A Reframe for Dads Who Are Trying Too Hard

The industrialization of fatherhood is real. We have been sold on the idea that good dads maximize enrichment, optimize experiences, and curate a childhood worth posting about. That more investment — financial, logistical, activity-based — equals more impact.

The memory research does not support this.

What your kids need from you cannot be purchased, scheduled, or outsourced. It is:

  • Predictability (you show up when you say you will)
  • Responsiveness (you notice when something is off)
  • Presence (you are actually here, not here-ish)
  • Delight (you light up when they walk in the room)

These aren’t big gestures. They’re repeated small ones. And repeated small ones compound. Ten thousand “I see you” moments over twenty years of parenting become the bedrock of a person’s sense of worth and safety.

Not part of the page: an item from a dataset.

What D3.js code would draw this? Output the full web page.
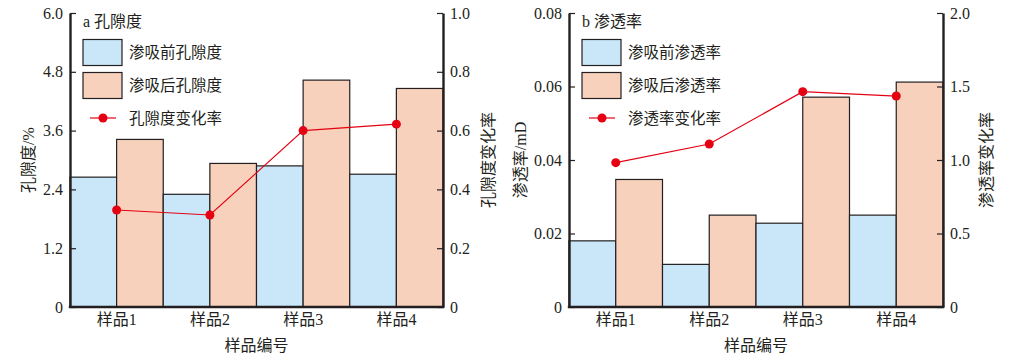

That’s what they carry. Not the trip. You.

What This Doesn’t Mean

This is not a pass to stop showing up for the big things. Milestones still matter. Adventures still matter. Experiences that get logged into the family mythology — the road trip breakdown, the camping trip it rained, the time Dad tried to bake a cake and it was inedible and everyone ate it anyway — those are real.

The point isn’t that effort doesn’t matter.

The point is that the right kind of effort matters most. And the right kind usually costs less money, takes less planning, and feels less impressive on the outside.

It looks like sitting on the floor and actually playing. Asking a follow-up question. Putting the phone face-down. Letting the moment go where it goes.

The One Question Worth Asking

Here’s an exercise that has a way of cutting through the noise.

Think back to your own childhood. Pick three memories that still feel alive — that carry emotional texture, not just facts.

Now ask: how many of those were expensive? How many were planned in advance? How many were Instagram-worthy?

And how many were just… a moment. An ordinary moment when someone you loved was fully there.

That’s your data. Build accordingly.